The Straits Times, The Star daily and the official Bernama news agency in Malaysia as well as its Indonesian counterpart, the Antara news agency, are collectively producing a series of data-based news features over the next six months, focused on issues Asian women face in the workforce because of their gender, and societal perspectives on the notion of "unpaid work".

In a package published over the weekend, ST took stock of Singapore's progress in improving attitudes of inclusivity among local companies, including DBS Bank.

One woman was hired by another financial institution when she was in the advanced stages of her pregnancy; another was given regular time off to see to the needs of her autistic son despite intense work commitments, while a third, who has impaired vision and hearing, was happy with her job in a home-grown start-up.

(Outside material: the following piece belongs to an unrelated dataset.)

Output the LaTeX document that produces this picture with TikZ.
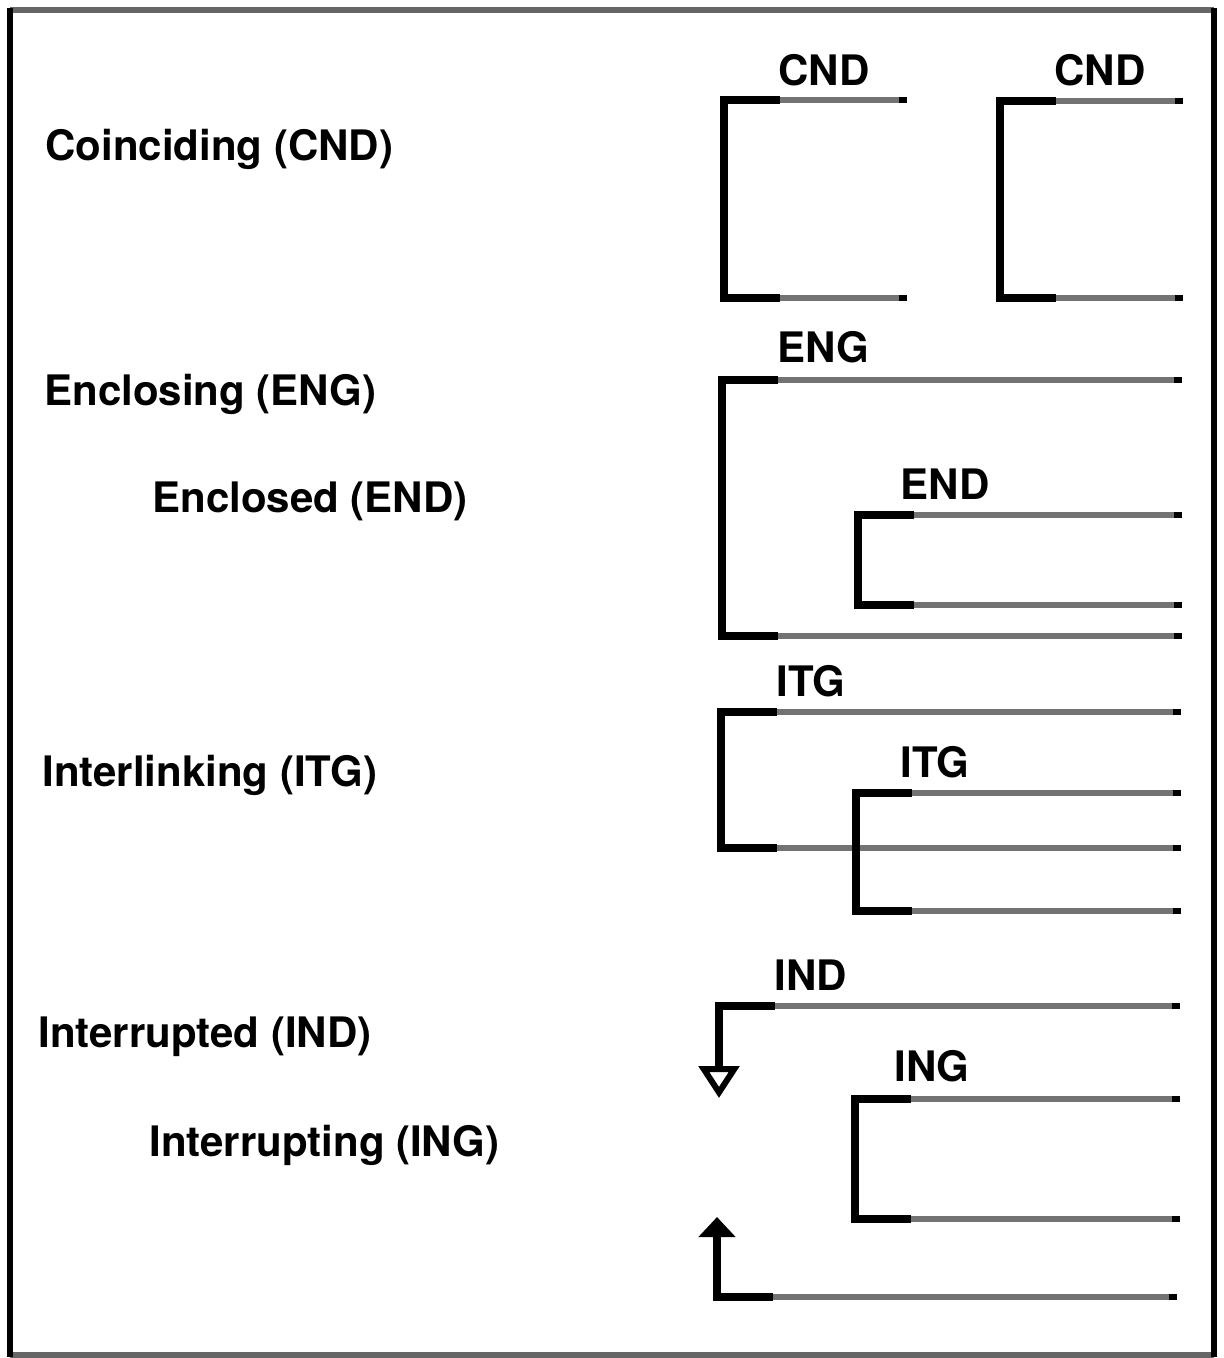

An earlier ST "Celebrating Women" series featured a Singaporean lawyer who pushed on stubbornly with work despite being at death's door; a former Singapore Airlines stewardess who beat long odds to become a politician in the Japanese Parliament; an outspoken teacher in India who seized a rare chance for change in her matrilineal society, and a Malaysian activist determined to publicly broach an "unspeakable" topic.

ST has put the collection of premium feature stories outside its paywall - making them free for all to read online - as part of the newspaper's contribution on International Women's Day this year.

"For some years now, the World Editors Forum has put issues related to diversity and inclusiveness on the agenda, both for our newsroom and beyond. This effort by the WEF Asia chapter... brings together leading journalists and newsrooms from around Asia to delve into challenges women face in our societies, and what we can all do to address these," said WEF president Warren Fernandez, who is editor of The Straits Times as well as editor-in-chief of SPH Media Trust's English, Malay and Tamil Media Group.

"More and more newsrooms will have to work together to help tackle some of the big challenges of our times. This is why we are happy to be part of this effort," he added.